Viele Juristen winken indes ab. Eine Klage hätte vor US-Gerichten nur wenig Aussicht auf Erfolg, betonen sie. Trumps Status als öffentliche Person setzt die Hürden hoch, denn nur der Nachweis von Vorsatz oder sogenannter „actual malice“, also bewusster Täuschung oder rücksichtsloser Missachtung der Wahrheit, könnte eine Verurteilung rechtfertigen.
Auch in den Vereinigten Staaten gelten journalistische Fehler, selbst grobe, nicht automatisch als Verleumdung. Ähnliche Verfahren, etwa gegen den US-amerikanischen Nachrichtensender CNN, sind in der Vergangenheit gescheitert.

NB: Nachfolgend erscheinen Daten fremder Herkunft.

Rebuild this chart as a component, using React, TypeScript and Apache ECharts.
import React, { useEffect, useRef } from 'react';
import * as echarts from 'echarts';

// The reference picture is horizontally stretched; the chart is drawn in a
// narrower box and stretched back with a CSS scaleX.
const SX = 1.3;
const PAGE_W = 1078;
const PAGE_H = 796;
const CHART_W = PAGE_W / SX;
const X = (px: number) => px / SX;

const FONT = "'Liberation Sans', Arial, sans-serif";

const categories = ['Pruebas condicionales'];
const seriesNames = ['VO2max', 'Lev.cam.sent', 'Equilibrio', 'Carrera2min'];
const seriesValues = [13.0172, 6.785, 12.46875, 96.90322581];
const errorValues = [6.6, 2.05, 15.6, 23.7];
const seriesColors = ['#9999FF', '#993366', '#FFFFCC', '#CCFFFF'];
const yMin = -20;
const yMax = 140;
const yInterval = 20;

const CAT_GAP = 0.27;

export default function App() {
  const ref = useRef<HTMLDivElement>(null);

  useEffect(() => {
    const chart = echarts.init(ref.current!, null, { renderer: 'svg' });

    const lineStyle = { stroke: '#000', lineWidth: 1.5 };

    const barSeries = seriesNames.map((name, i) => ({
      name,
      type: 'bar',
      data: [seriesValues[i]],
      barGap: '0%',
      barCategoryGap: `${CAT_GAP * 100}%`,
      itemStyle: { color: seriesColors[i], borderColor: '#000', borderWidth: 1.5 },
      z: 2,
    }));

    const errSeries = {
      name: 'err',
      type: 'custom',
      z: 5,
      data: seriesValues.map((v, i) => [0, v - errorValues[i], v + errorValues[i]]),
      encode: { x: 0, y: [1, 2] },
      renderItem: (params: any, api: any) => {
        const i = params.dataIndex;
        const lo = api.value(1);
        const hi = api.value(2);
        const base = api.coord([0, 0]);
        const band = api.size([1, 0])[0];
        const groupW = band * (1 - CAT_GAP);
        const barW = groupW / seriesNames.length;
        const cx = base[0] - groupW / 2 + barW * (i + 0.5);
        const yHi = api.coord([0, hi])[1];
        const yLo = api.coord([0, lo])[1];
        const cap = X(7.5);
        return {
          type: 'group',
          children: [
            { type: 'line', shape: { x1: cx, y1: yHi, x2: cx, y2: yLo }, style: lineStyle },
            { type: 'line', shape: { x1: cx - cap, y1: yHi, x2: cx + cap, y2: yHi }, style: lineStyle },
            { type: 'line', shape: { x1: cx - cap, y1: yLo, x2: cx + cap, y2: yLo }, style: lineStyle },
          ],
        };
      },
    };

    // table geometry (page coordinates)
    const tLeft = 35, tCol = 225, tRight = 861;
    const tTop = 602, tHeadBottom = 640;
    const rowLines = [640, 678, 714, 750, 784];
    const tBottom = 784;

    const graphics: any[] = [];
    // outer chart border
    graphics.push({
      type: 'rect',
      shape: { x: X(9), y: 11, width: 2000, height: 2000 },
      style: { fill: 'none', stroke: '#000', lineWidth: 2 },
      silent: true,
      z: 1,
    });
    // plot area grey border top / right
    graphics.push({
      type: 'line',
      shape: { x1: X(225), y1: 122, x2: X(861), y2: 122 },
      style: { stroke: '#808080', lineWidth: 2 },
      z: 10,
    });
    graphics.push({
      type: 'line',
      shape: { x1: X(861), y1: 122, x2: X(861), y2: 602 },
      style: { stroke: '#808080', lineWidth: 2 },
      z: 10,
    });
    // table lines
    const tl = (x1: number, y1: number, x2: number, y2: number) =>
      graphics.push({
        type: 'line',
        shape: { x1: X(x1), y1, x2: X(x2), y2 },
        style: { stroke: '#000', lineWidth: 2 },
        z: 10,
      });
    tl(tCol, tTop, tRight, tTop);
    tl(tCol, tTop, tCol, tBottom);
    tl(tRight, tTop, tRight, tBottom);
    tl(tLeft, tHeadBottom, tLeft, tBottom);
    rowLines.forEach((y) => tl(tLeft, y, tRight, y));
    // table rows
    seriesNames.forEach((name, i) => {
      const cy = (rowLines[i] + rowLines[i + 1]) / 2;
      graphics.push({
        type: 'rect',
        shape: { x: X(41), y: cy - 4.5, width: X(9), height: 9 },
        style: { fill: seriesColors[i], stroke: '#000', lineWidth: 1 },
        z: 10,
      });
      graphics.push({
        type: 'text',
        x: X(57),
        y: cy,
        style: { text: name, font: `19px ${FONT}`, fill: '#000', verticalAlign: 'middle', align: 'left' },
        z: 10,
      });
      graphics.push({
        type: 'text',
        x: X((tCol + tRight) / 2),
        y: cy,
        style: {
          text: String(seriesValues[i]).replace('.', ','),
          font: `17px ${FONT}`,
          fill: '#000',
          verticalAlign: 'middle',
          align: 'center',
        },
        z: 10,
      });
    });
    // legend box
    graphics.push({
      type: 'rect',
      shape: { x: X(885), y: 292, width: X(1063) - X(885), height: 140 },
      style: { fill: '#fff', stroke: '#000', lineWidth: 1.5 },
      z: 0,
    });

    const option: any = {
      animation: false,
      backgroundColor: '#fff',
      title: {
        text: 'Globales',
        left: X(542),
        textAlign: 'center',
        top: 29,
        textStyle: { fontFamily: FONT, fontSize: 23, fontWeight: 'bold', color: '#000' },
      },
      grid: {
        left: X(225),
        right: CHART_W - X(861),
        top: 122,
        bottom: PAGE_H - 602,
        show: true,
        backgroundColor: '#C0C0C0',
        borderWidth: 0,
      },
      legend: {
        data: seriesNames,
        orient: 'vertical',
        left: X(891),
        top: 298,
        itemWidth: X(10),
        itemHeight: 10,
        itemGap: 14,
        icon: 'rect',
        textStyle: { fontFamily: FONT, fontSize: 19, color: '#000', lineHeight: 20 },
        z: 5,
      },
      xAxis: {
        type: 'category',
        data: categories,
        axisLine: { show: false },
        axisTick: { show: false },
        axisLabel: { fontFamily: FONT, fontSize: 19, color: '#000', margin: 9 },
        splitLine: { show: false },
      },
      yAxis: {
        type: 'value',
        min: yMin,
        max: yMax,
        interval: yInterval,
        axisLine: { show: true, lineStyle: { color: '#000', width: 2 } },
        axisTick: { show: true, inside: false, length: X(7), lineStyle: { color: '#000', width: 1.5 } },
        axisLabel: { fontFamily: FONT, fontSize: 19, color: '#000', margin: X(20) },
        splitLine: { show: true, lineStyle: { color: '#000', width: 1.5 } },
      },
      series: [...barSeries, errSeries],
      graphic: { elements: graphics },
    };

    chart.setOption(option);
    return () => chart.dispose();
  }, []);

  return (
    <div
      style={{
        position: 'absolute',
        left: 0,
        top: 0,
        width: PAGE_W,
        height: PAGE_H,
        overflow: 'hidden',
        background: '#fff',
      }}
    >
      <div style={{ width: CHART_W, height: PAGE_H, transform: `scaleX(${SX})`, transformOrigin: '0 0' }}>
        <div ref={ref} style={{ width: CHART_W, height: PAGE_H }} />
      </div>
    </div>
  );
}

Politisierte Medienlandschaft unter Druck
In Wahrheit geht es jedoch längst um mehr als einen Schnittfehler oder Schadenersatzzahlungen. Die Affäre offenbart, wie verletzlich öffentliche Institutionen in einer politisierten Medienlandschaft geworden sind. Die BBC sieht sich seit Jahren zwischen den Fronten. Insbesondere konservative und rechtspopulistische Kreise werfen ihr eine linksliberale Schlagseite vor.
Die Labour-Regierung hält sich in der Auseinandersetzung aktuell deshalb auffällig zurück. Sie will weder den Eindruck politischer Einflussnahme erwecken noch sich in eine Auseinandersetzung hineinziehen lassen, die ihr angesichts eigener Skandale zusätzlichen Schaden zufügen könnte.

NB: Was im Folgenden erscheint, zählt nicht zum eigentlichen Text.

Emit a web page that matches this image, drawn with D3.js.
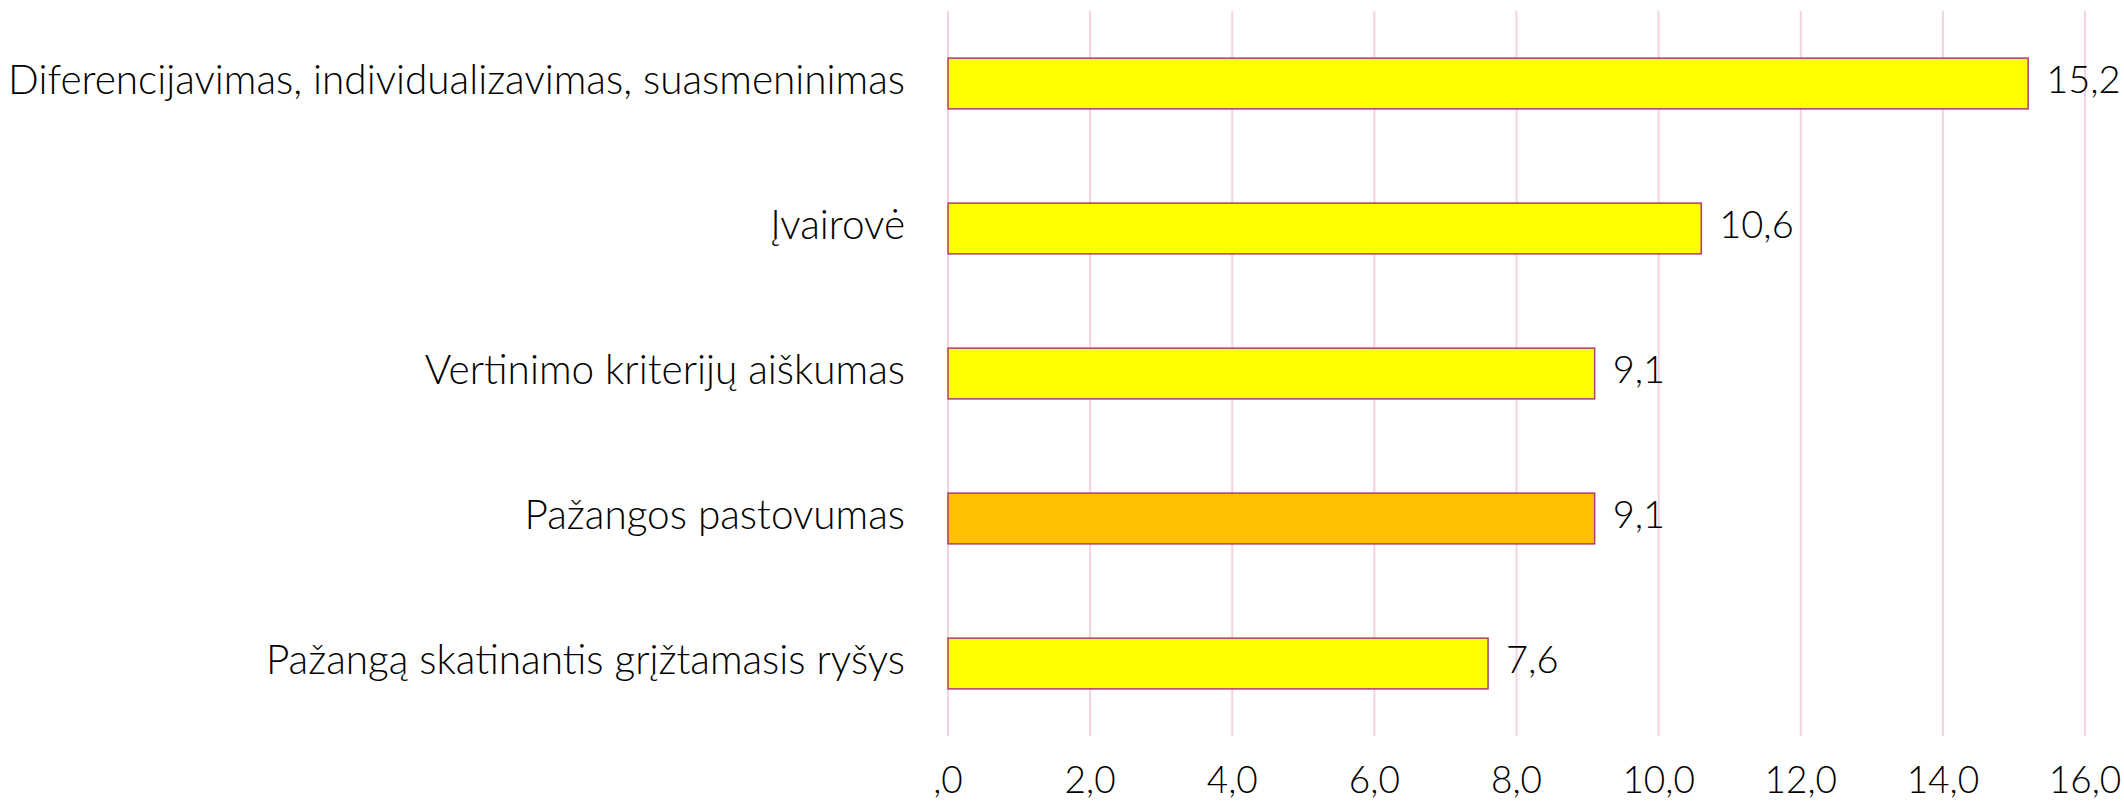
<!DOCTYPE html>
<html>
<head>
<meta charset="utf-8">
<script src="https://cdn.jsdelivr.net/npm/d3@7"></script>
<style>
    body { margin: 0; background: #fff; }
    text { font-family: Lato, "Open Sans", sans-serif; font-weight: 300; fill: #000; }
</style>
</head>
<body>
<script>
// chart data, top to bottom
var categories = [
    "Diferencijavimas, individualizavimas, suasmeninimas",
    "Įvairovė",
    "Vertinimo kriterijų aiškumas",
    "Pažangos pastovumas",
    "Pažangą skatinantis grįžtamasis ryšys"
];
var values = [15.2, 10.6, 9.1, 9.1, 7.6];
var valueLabels = ["15,2", "10,6", "9,1", "9,1", "7,6"];
var barColors = ["#ffff00", "#ffff00", "#ffff00", "#ffc000", "#ffff00"];
var tickValues = [0, 2, 4, 6, 8, 10, 12, 14, 16];
var tickLabels = [",0", "2,0", "4,0", "6,0", "8,0", "10,0", "12,0", "14,0", "16,0"];

var width = 2124, height = 801;
var plot = {left: 948, right: 2085, top: 11, bottom: 736};

var svg = d3.select("body").append("svg")
    .attr("width", width)
    .attr("height", height);

var xScale = d3.scaleLinear().domain([0, 16]).range([plot.left, plot.right]);
var yScale = d3.scaleBand().domain(categories)
    .range([plot.top, plot.bottom])
    .paddingInner(0.65).paddingOuter(0.325);

// vertical gridlines
svg.append("g").selectAll("line")
    .data(tickValues)
    .enter().append("line")
    .attr("x1", function(d) { return xScale(d); })
    .attr("x2", function(d) { return xScale(d); })
    .attr("y1", plot.top)
    .attr("y2", plot.bottom)
    .attr("stroke", "#f2d3df")
    .attr("stroke-width", 2);

// tick labels along the bottom
svg.append("g").selectAll("text")
    .data(tickValues)
    .enter().append("text")
    .attr("x", function(d) { return xScale(d); })
    .attr("y", 784)
    .attr("text-anchor", "middle")
    .attr("dominant-baseline", "middle")
    .style("font-size", "37px")
    .text(function(d, i) { return tickLabels[i]; });

// bars
svg.append("g").selectAll("rect")
    .data(values)
    .enter().append("rect")
    .attr("x", xScale(0))
    .attr("y", function(d, i) { return yScale(categories[i]); })
    .attr("width", function(d) { return xScale(d) - xScale(0); })
    .attr("height", yScale.bandwidth())
    .attr("fill", function(d, i) { return barColors[i]; })
    .attr("stroke", "#b03c78")
    .attr("stroke-width", 1.5);

// value labels
svg.append("g").selectAll("text")
    .data(values)
    .enter().append("text")
    .attr("x", function(d) { return xScale(d) + 18; })
    .attr("y", function(d, i) { return yScale(categories[i]) + yScale.bandwidth() / 2; })
    .attr("dominant-baseline", "middle")
    .style("font-size", "38px")
    .text(function(d, i) { return valueLabels[i]; });

// category labels
svg.append("g").selectAll("text")
    .data(categories)
    .enter().append("text")
    .attr("x", 905)
    .attr("y", function(d) { return yScale(d) + yScale.bandwidth() / 2; })
    .attr("text-anchor", "end")
    .attr("dominant-baseline", "middle")
    .style("font-size", "40.5px")
    .text(function(d) { return d; });
</script>
</body>
</html>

„Wichtig für unsere Demokratie“
Chris Patten, konservativer Politiker und einst Vorsitzender des BBC Trust, eines früheren Aufsichtsgremiums der BBC, mahnt in der hitzig geführten Debatte zu Maß und Vernunft. Die Anstalt, so sagt er, sei keine perfekte, aber eine lernfähige Organisation. Anstatt Missgriffe zu vertuschen, stelle sie sich der Kritik. Diese sei bis zu einem gewissen Grad legitim, ihre politische Instrumentalisierung jedoch gefährlich. Denn hinter vielen Angriffen gegen die Institution, etwa durch Trump, stehe weniger der Wunsch nach Transparenz oder Ausgewogenheit, sondern das Ziel, die Glaubwürdigkeit unabhängiger Medien zu zerstören.

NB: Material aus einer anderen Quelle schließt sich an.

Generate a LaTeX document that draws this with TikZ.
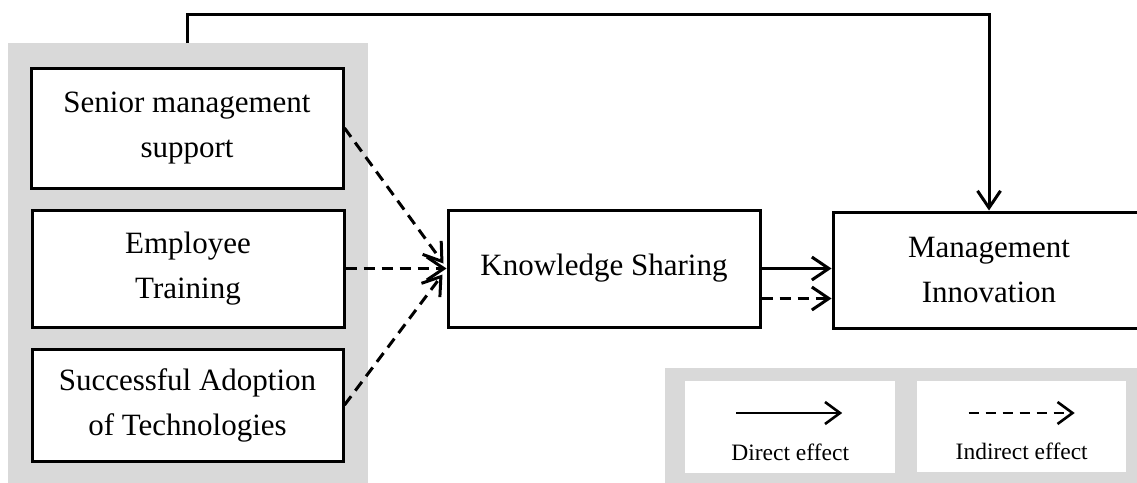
\documentclass[tikz,border=0pt]{standalone}
\usepackage{fontspec}
\setmainfont{Liberation Serif}
\usetikzlibrary{arrows.meta,calc}
\definecolor{panelgray}{HTML}{D9D9D9}
\begin{document}
\begin{tikzpicture}[x=1pt,y=-1pt,
 box/.style={draw,line width=3pt,fill=white,align=center,font=\fontsize{31}{45}\selectfont,inner sep=0pt},
 graypanel/.style={fill=panelgray,inner sep=0pt},
 direct/.style={line width=3pt,-{Straight Barb[length=17pt,width=23pt,line width=3pt]}},
 indirect/.style={direct,dash pattern=on 11pt off 7pt},
 legdirect/.style={line width=2.6pt,-{Straight Barb[length=15pt,width=22pt,line width=2.6pt]}},
 legindirect/.style={legdirect,dash pattern=on 10pt off 7pt},
 legbox/.style={fill=white,inner sep=0pt},
 legtext/.style={font=\fontsize{23.5}{28}\selectfont,inner sep=0pt}
]
\useasboundingbox (0,0) rectangle (1137,482);
\node[graypanel,minimum width=360pt,minimum height=445pt,anchor=north west] (panel) at (8,43) {};
\node[box,minimum width=312pt,minimum height=120pt] (sen) at (187,128) {Senior management\\support};
\node[box,minimum width=312pt,minimum height=117pt] (emp) at (188,268.5) {Employee\\Training};
\node[box,minimum width=311pt,minimum height=112pt] (suc) at (187.5,405) {Successful Adoption\\of Technologies};
\node[box,minimum width=312pt,minimum height=117pt] (ks) at (604,268.5) {Knowledge Sharing};
\node[box,minimum width=312pt,minimum height=116pt] (mi) at (989,270) {Management\\Innovation};

\draw[indirect] (sen.east) -- ($(ks.west)+(-3,-5)$);
\draw[indirect] (emp.east) -- (ks.west);
\draw[indirect] (suc.east) -- ($(ks.west)+(-4,6)$);
\draw[direct] (ks.east) -- (ks.east -| mi.west);
\draw[indirect] ($(ks.east)+(0,30)$) -- ($(ks.east -| mi.west)+(0,30)$);
\coordinate (top) at (187,14);
\draw[direct] (sen.north |- panel.north) -- (top) -| (mi.north);

\node[graypanel,minimum width=472pt,minimum height=120pt,anchor=north west] (leg) at (665,368) {};
\node[legbox,minimum width=210pt,minimum height=92pt,anchor=north west] (l1) at (685,381) {};
\node[legbox,minimum width=209pt,minimum height=91pt,anchor=north west] (l2) at (917,381) {};
\draw[legdirect] ($(l1.north)+(-54,32)$) -- ++(106,0);
\draw[legindirect] ($(l2.north)+(-53,32)$) -- ++(106,0);
\node[legtext] (t1) at ($(l1.north)+(0,71)$) {Direct effect};
\node[legtext] (t2) at ($(l2.north)+(0,70)$) {Indirect effect};
\end{tikzpicture}
\end{document}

„Wenn man bedenkt, wie wichtig die BBC für unsere Demokratie ist, dann macht es mir Sorgen, wenn sie ständig in Verruf gebracht wird“, so Patten. Die Behauptung der US-Regierung, die BBC verbreite Fake News, solle Briten hellhörig machen. „Wir sollten uns nicht dazu drängen lassen, zu glauben, dass die BBC nur dann einen Wert hat, wenn sie das Vorurteil der letzten lautstarken Person widerspiegelt“, betont er. Eine Demokratie brauche keinen makellosen, sondern einen aufrechten Rundfunk, einen, der sich kritisch hinterfragt, ohne sich zu beugen.